Age fraud in sport: An invisible topic in international sport sociology tailor-made for Asian social scientist Aurelien Boucher
The Chinese University of Hong Kong Shenzhen
Abstract
In recent years, the most cited international journal in the field of sports sociology and history (namely the International Review for the Sociology of Sport, The Journal of sport and social Issue, The Sociology of Sport Journal, the Journal of Sport History, and the International Journal for the History of Sport) have published a growing amount of articles dedicated to Sport in Asian societies and non-western world. As far as Asia is concerned, more than 100 articles containing the terms ^China^ or ^Chinese^ were published in the International Journal for the History of Sport between 2010 and 2021. Between 2020 and 2022, the International Review for the Sociology of Sport published 15 articles relating to sports in Taiwan, Hong Kong and China.

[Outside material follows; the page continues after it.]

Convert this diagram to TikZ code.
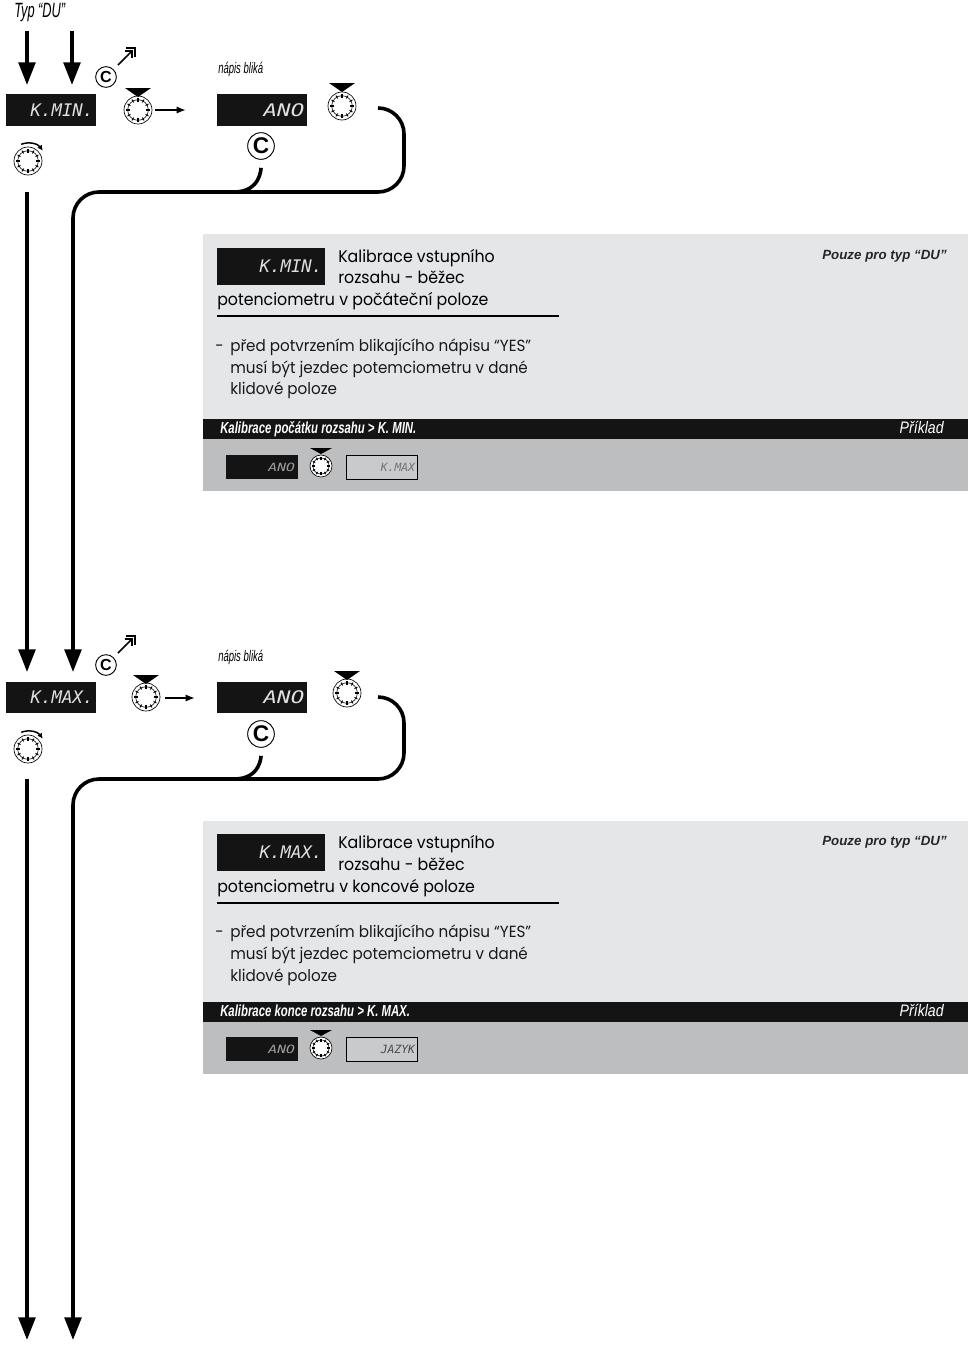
\documentclass[tikz,border=0pt]{standalone}
\usepackage{fontspec}
\usetikzlibrary{arrows.meta}
\setmainfont[FakeStretch=0.94]{Poppins}
\newfontfamily\condfont[FakeStretch=0.62]{Liberation Sans}
\newfontfamily\bandfont[FakeStretch=0.71]{Liberation Sans}
\newfontfamily\prikfont[FakeStretch=0.85]{Liberation Sans}
\newfontfamily\lcdfont{DejaVu Sans Mono}
\newfontfamily\lcdwide[FakeStretch=1.3]{DejaVu Sans Mono}
\newfontfamily\headfont{Liberation Sans}
\definecolor{panelA}{HTML}{E5E6E8}
\definecolor{panelB}{HTML}{BDBEC0}
\definecolor{lcdbox}{HTML}{141414}
\definecolor{miniA}{HTML}{C9CACC}
\newlength{\pxu}\setlength{\pxu}{0.75pt}
\tikzset{
  x=0.75pt,y=-0.75pt,
  flow/.style={line width=2.7pt,line cap=butt},
  bigarrow/.style={flow,-{Triangle[length=17pt,width=12.5pt]}},
  smallarrow/.style={line width=1.7pt,-{Latex[length=7pt,width=5.5pt]}},
  lcdshape/.style={fill=lcdbox,inner sep=2pt,align=right,font=\lcdfont\itshape\fontsize{13}{13}\selectfont,text=white!88!black},
  lcdano/.style={lcdshape,font=\lcdwide\itshape\fontsize{13}{13}\selectfont},
  minilcd/.style={inner sep=2pt,align=right,minimum width=53.5pt,text width=49.5pt,minimum height=18pt,font=\lcdfont\itshape\fontsize{8.5}{9}\selectfont},
  miniano/.style={minilcd,font=\lcdwide\itshape\fontsize{8.5}{9}\selectfont},
  knobshape/.style={circle,draw=black,line width=.5pt,fill=white,inner sep=0pt},
  cshape/.style={circle,draw=black,line width=.7pt,fill=white,inner sep=0pt,font=\headfont\bfseries},
  marker/.style={fill=black,draw=none},
  bodytxt/.style={anchor=base west,inner sep=0pt,font=\fontsize{12.1}{12.1}\selectfont,text=black!90},
  headtxt/.style={anchor=base west,inner sep=0pt,font=\fontsize{12.6}{12.6}\selectfont\mdseries,text=black},
  condtxt/.style={anchor=base west,inner sep=0pt,font=\condfont\itshape\fontsize{15.5}{15.5}\selectfont},
  blinktxt/.style={anchor=base west,inner sep=0pt,font=\condfont\itshape\fontsize{11.5}{11.5}\selectfont},
  bandtxt/.style={anchor=base west,inner sep=0pt,text=white,font=\bandfont\bfseries\itshape\fontsize{12}{12}\selectfont},
  pouzetxt/.style={anchor=base east,inner sep=0pt,font=\headfont\bfseries\itshape\fontsize{10}{10}\selectfont,text=black!85},
  priklad/.style={anchor=base east,inner sep=0pt,text=white,font=\prikfont\itshape\fontsize{12.5}{12.5}\selectfont},
}
% name, x, y, radius (px)
\newcommand{\knobat}[4]{%
  \node[knobshape,minimum size=#4*2*\pxu] (#1) at (#2,#3) {};
  \draw[line width=.45pt] (#1.center) circle[radius=#4*.74];
  \foreach \a in {0,30,...,330}{\draw[line width=.7pt] (#1.center)++(\a:#4*.62) -- ++(\a:#4*.24);}
  \foreach \a in {0,90,180,270}{\draw[line width=1.3pt] (#1.center)++(\a:#4*.56) -- ++(\a:#4*.3);}
}
% name, x, y, half width, height of pointer whose tip is at (x,y)
\newcommand{\pointer}[5]{%
  \coordinate (#1) at (#2,#3);
  \fill[marker] (#1) -- ++(-#4,-#5) -- ++(2*#4,0) -- cycle;
}
% name, x, y: turning knob with arc arrow
\newcommand{\turnknob}[3]{%
  \knobat{#1}{#2}{#3}{14}
  \draw[line width=1.1pt,-{Latex[length=4pt,width=4pt]}] (#1.center)++(-112:18) arc[start angle=-112,end angle=-35,radius=18];
}
% name, x, y: C with escape arrow
\newcommand{\escape}[3]{%
  \node[cshape,minimum size=15.5pt,font=\headfont\bfseries\fontsize{12}{12}\selectfont] (#1) at (#2,#3) {C};
  \coordinate (#1e) at (#2+29,#3-29);
  \draw[line width=1.2pt] (#2+12,#3-12) -- (#2+26,#3-26);
  \draw[line width=1.1pt] (#2+19,#3-26) -- (#2+26,#3-26) -- (#2+26,#3-19);
  \draw[line width=.8pt] (#2+20,#3-29) -- (#1e) -- (#2+29,#3-20);
}
\begin{document}
\begin{tikzpicture}
\useasboundingbox[fill=white] (0,0) rectangle (972,1346);

% ---------- panels
\fill[panelA] (203,234) rectangle (968,419);
\fill[black!92] (203,419) rectangle (968,439);
\fill[panelB] (203,439) rectangle (968,491);
\fill[panelA] (203,821) rectangle (968,1002);
\fill[black!92] (203,1002) rectangle (968,1022);
\fill[panelB] (203,1022) rectangle (968,1074);

% ---------- first block
\node[condtxt] (typ) at (14,17) {Typ “DU”};
\node[blinktxt] (blik1) at (218,73) {nápis bliká};

\node[lcdshape,minimum width=67.5pt,minimum height=24pt,text width=63.5pt] (kmin) at (51,110) {K.MIN.};
\node[lcdano,minimum width=67.5pt,minimum height=24pt,text width=63.5pt] (ano1) at (262,110) {ANO};

\coordinate (s1a) at (27,31); \coordinate (s1b) at (72,31);
\draw[bigarrow] (s1a) -- (27,85);
\draw[bigarrow] (s1b) -- (72,85);

\escape{esc1}{106}{77}
\knobat{k1}{138}{110}{14}
\pointer{p1}{138}{97}{13}{9}
\coordinate (k1r) at (155,110); \coordinate (k1t) at (186,110);
\draw[smallarrow] (k1r) -- (k1t);
\knobat{k2}{342}{106}{14}
\pointer{p2}{342}{92}{13}{9}
\turnknob{k3}{28}{161}
\node[cshape,minimum size=20pt,font=\headfont\bfseries\fontsize{17}{17}\selectfont] (c1) at (261,146) {C};

\coordinate (r1) at (378,108);
\coordinate (r1a) at (404,108);
\coordinate (r1b) at (404,192);
\coordinate (r1c) at (73,192);
\coordinate (r1d) at (73,672);
\coordinate (l1) at (27,192);
\coordinate (l1d) at (27,672);
\draw[flow,rounded corners=19.5pt,-{Triangle[length=17pt,width=12.5pt]}] (r1) -- (r1a) -- (r1b) -- (r1c) -- (r1d);
\draw[bigarrow] (l1) -- (l1d);
\draw[flow] (c1.south) ++(0,8) .. controls +(0,-0) and (261,192) .. (234,192);

% ---------- first panel
\node[lcdshape,minimum width=81pt,minimum height=27.5pt,text width=77pt] (pk1) at (271,266.5) {K.MIN.};
\node[headtxt] (h1a) at (338,262) {Kalibrace vstupního};
\node[headtxt] (h1b) at (338,283.5) {rozsahu - běžec};
\node[headtxt] (h1c) at (217,305.5) {potenciometru v počáteční poloze};
\coordinate (u1a) at (217,316); \coordinate (u1b) at (559,316);
\draw[line width=1.1pt] (u1a) -- (u1b);
\node[pouzetxt] (pz1) at (947,259) {Pouze pro typ “DU”};
\node[bodytxt] (d1) at (215,351) {-};
\node[bodytxt] (t1a) at (230,351) {před potvrzením blikajícího nápisu “YES”};
\node[bodytxt] (t1b) at (230,373) {musí být jezdec potemciometru v dané};
\node[bodytxt] (t1c) at (230,394.5) {klidové poloze};
\node[bandtxt] (b1) at (220,433) {Kalibrace počátku rozsahu > K. MIN.};
\node[priklad] (pr1) at (944,433.5) {Příklad};
\node[miniano,fill=lcdbox,text=white!62!black] (m1) at (262,467) {ANO};
\knobat{mk1}{321}{466}{11}
\pointer{mp1}{321}{454}{11}{6}
\node[minilcd,fill=miniA,draw=black,line width=.5pt,text=black!55] (m2) at (382,467) {K.MAX};

% ---------- second block
\node[blinktxt] (blik2) at (218,661) {nápis bliká};
\node[lcdshape,minimum width=67.5pt,minimum height=23.5pt,text width=63.5pt] (kmax) at (51,697.5) {K.MAX.};
\node[lcdano,minimum width=67.5pt,minimum height=23.5pt,text width=63.5pt] (ano2) at (262,697.5) {ANO};
\escape{esc2}{106}{665}
\knobat{k4}{146}{697}{14}
\pointer{p4}{146}{684}{13}{9}
\coordinate (k4r) at (165,698); \coordinate (k4t) at (195,698);
\draw[smallarrow] (k4r) -- (k4t);
\knobat{k5}{347}{693}{14}
\pointer{p5}{347}{680}{13}{9}
\turnknob{k6}{28}{749}
\node[cshape,minimum size=20pt,font=\headfont\bfseries\fontsize{17}{17}\selectfont] (c2) at (261,734) {C};

\coordinate (r2) at (378,697);
\coordinate (r2a) at (404,697);
\coordinate (r2b) at (404,779);
\coordinate (r2c) at (73,779);
\coordinate (r2d) at (73,1340);
\coordinate (l2) at (27,779);
\coordinate (l2d) at (27,1340);
\draw[flow,rounded corners=19.5pt,-{Triangle[length=17pt,width=12.5pt]}] (r2) -- (r2a) -- (r2b) -- (r2c) -- (r2d);
\draw[bigarrow] (l2) -- (l2d);
\draw[flow] (c2.south) ++(0,8) .. controls +(0,-0) and (261,779) .. (234,779);

% ---------- second panel
\node[lcdshape,minimum width=81pt,minimum height=27.5pt,text width=77pt] (pk2) at (271,852.5) {K.MAX.};
\node[headtxt] (h2a) at (338,848) {Kalibrace vstupního};
\node[headtxt] (h2b) at (338,870) {rozsahu - běžec};
\node[headtxt] (h2c) at (217,892) {potenciometru v koncové poloze};
\coordinate (u2a) at (217,903); \coordinate (u2b) at (559,903);
\draw[line width=1.1pt] (u2a) -- (u2b);
\node[pouzetxt] (pz2) at (947,845) {Pouze pro typ “DU”};
\node[bodytxt] (d2) at (215,937) {-};
\node[bodytxt] (t2a) at (230,937) {před potvrzením blikajícího nápisu “YES”};
\node[bodytxt] (t2b) at (230,959) {musí být jezdec potemciometru v dané};
\node[bodytxt] (t2c) at (230,981) {klidové poloze};
\node[bandtxt] (b2) at (220,1016) {Kalibrace konce rozsahu > K. MAX.};
\node[priklad] (pr2) at (944,1016.5) {Příklad};
\node[miniano,fill=lcdbox,text=white!62!black] (m3) at (262,1049) {ANO};
\knobat{mk2}{321}{1048}{11}
\pointer{mp2}{321}{1036}{11}{6}
\node[minilcd,fill=miniA,draw=black,line width=.5pt,text=black!70] (m4) at (382,1049) {JAZYK};
\end{tikzpicture}
\end{document}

This silent transformation of the literature landscape suggests at the first glance that the subaltern critic together with globalization and the circulation of knowledge have progressively influenced the topic of interest of sports social scientists and publications in the top international journals. Nonetheless, this paper will show that some social phenomena such as age fraud, which are apparently endemic in African and Asian countries remain almost undocumented. To be more specific, none of the journals mentioned above has ever published an article on this topic, while only two papers in English can be found in the academic literature.
Three reasons can explain such a phenomenon. First, the distinction usually made by sports social scientists between mass and elite sports and the focus on the most mediatized competitions may prevent them to investigate the youth elite competitions where age fraud can offer a great competitive advantage. Second, the specialists of deviance in sports are more likely to focus on match-fixing and doping practices because a large offer of subsidized research and publication opportunities exist for such topics. Third, it seems that sports institutions in countries like China or India are more likely to rely on technical solutions to try to tackle age fraud than to require the assistance of social scientists who can possibly shed light on the role of corrupted civil servants.